• TASK TO COMPLETE
Look through the listing for the word "this". Copy each line that has it.

• GIVEN DATA
****************
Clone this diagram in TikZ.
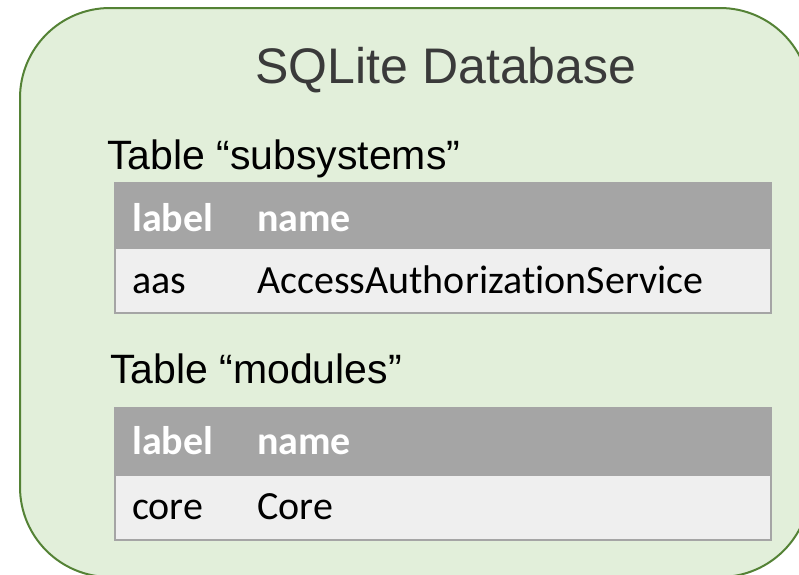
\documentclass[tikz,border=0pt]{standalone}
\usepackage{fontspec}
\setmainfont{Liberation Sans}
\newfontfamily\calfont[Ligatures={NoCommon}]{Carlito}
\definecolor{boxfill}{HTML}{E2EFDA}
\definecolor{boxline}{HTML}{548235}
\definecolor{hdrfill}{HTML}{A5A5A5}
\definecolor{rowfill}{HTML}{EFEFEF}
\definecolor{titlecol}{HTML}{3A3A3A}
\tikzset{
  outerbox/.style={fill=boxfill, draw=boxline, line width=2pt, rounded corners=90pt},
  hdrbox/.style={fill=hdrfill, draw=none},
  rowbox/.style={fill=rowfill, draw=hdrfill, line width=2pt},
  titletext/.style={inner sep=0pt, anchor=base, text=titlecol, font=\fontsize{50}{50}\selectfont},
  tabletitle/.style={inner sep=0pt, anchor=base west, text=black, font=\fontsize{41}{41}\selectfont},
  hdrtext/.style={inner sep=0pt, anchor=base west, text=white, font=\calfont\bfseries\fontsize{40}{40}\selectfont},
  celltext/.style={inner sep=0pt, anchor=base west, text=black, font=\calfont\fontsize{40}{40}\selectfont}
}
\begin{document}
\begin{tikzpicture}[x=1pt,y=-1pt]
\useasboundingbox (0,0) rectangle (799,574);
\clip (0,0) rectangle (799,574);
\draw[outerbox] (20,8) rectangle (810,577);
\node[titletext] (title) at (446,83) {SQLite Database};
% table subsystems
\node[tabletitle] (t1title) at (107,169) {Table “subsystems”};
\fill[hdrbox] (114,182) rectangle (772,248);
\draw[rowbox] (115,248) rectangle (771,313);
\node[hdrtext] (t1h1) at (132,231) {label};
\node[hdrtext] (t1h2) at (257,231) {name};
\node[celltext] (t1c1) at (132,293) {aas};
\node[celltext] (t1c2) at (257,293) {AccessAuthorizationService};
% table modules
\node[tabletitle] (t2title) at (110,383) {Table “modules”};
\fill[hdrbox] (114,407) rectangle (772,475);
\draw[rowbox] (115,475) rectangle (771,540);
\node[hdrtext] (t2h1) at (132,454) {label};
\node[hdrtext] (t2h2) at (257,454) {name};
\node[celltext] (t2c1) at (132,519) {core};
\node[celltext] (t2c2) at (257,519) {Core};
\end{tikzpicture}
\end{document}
****************
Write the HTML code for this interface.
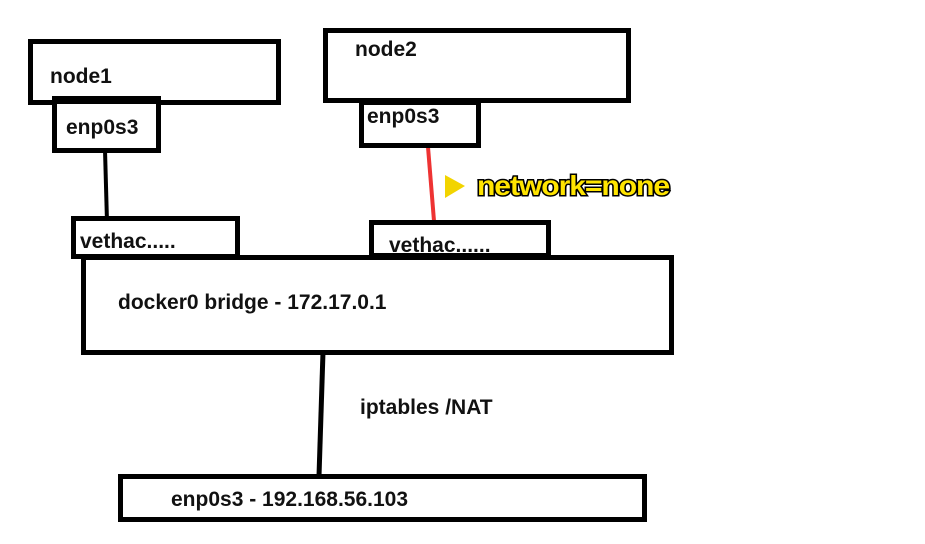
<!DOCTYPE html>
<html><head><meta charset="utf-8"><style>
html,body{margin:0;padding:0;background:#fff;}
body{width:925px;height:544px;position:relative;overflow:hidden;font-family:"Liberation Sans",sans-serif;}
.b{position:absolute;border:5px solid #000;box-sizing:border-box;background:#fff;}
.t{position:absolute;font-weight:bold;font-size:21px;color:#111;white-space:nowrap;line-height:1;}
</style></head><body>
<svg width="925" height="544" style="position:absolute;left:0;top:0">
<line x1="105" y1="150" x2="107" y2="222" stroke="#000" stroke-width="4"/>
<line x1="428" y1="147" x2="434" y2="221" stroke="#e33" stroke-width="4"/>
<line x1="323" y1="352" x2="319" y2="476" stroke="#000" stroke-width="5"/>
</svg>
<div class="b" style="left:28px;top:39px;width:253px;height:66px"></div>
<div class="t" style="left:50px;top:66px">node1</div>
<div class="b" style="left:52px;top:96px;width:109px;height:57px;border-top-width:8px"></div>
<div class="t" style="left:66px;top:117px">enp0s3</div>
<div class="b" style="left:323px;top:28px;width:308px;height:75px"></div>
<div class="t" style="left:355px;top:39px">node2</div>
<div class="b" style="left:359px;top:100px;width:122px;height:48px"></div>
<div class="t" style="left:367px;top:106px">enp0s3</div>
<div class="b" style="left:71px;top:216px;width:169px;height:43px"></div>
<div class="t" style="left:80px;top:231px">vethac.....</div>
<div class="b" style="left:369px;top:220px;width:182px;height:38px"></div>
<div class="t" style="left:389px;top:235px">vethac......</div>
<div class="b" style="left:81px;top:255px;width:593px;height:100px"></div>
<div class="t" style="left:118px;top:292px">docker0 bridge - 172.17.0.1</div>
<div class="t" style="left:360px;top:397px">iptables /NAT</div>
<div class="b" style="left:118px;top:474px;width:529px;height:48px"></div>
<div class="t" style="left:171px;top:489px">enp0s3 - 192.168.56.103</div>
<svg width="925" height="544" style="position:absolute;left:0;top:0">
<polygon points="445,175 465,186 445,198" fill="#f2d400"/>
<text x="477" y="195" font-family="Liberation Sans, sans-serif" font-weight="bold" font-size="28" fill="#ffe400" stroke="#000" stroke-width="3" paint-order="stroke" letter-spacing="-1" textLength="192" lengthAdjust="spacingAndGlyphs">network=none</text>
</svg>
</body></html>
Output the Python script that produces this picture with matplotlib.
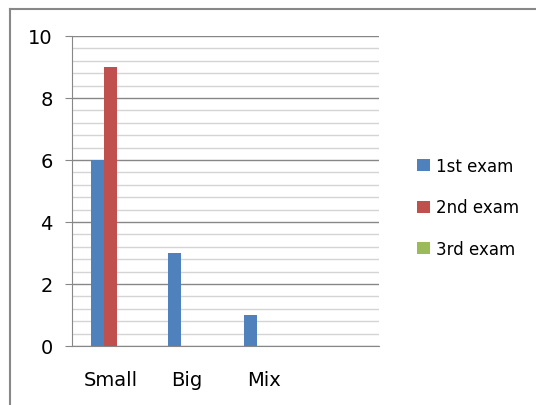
****************
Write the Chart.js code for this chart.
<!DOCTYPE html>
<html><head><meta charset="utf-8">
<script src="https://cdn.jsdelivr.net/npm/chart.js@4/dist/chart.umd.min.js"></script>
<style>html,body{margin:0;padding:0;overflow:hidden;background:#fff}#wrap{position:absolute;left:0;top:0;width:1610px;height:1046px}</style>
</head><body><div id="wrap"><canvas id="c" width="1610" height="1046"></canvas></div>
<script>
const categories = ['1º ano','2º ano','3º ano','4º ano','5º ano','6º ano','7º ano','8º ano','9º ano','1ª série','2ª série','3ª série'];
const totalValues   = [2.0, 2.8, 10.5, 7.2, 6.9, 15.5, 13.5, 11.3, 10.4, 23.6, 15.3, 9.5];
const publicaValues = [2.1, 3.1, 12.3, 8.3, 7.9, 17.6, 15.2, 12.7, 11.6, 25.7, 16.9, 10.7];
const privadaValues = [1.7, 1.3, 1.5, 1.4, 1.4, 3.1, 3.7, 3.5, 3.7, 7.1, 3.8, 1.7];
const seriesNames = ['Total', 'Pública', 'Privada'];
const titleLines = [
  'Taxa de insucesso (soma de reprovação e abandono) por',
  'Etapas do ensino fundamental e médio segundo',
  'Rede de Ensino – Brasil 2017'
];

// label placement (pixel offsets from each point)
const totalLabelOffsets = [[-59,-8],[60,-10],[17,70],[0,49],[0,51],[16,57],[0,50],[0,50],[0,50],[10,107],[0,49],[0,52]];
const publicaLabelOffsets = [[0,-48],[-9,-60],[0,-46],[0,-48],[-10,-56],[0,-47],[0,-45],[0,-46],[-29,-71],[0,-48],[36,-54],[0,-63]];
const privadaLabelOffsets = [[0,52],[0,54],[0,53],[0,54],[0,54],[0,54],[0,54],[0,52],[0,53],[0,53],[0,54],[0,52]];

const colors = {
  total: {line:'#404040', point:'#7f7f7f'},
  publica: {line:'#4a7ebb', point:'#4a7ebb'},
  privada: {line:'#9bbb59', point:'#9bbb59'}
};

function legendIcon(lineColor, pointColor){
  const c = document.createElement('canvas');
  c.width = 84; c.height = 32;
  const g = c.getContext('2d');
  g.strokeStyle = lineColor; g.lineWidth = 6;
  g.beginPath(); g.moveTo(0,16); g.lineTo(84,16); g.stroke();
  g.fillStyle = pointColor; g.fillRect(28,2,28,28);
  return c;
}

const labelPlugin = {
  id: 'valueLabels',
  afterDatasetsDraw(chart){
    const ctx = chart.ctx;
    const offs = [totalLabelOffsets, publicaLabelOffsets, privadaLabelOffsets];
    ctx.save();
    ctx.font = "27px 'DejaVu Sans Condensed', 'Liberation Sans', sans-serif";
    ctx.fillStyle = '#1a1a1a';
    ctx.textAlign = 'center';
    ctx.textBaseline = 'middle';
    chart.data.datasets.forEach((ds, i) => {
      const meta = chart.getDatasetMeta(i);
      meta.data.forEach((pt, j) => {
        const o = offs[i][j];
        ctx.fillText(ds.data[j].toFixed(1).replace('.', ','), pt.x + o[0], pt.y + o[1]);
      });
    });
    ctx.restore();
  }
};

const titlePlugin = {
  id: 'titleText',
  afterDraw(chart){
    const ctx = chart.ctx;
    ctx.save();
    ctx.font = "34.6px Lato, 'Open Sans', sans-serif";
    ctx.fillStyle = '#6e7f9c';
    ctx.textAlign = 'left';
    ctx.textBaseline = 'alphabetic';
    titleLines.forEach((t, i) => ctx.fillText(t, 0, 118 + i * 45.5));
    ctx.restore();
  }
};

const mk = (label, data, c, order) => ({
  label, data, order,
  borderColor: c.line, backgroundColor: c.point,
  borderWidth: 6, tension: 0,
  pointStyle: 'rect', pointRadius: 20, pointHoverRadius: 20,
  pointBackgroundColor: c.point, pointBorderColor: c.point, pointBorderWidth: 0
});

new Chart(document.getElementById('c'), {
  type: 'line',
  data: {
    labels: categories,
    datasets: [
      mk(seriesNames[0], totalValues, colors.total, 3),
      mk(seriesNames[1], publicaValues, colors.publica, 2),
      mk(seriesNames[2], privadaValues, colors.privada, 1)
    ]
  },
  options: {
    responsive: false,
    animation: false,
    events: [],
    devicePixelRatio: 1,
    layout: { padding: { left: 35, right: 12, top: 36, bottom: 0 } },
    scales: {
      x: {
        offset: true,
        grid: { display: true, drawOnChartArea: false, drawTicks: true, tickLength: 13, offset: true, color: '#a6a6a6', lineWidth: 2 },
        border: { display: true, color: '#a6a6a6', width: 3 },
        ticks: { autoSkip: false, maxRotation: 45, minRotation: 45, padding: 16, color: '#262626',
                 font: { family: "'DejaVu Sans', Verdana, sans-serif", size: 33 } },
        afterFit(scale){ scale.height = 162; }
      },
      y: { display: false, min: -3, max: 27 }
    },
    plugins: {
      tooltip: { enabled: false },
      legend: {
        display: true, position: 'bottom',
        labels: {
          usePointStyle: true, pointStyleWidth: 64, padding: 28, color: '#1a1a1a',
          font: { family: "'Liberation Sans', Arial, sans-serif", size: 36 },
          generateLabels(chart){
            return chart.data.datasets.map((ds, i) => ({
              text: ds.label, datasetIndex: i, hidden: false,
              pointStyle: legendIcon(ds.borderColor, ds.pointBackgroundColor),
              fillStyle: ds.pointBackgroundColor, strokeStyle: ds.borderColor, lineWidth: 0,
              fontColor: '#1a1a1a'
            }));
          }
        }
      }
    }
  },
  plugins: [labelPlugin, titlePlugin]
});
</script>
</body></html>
****************
• SOLUTION TO THE PROBLEM
Clone this diagram in TikZ.
Write the HTML code for this interface.
Output the Python script that produces this picture with matplotlib.
Write the Chart.js code for this chart.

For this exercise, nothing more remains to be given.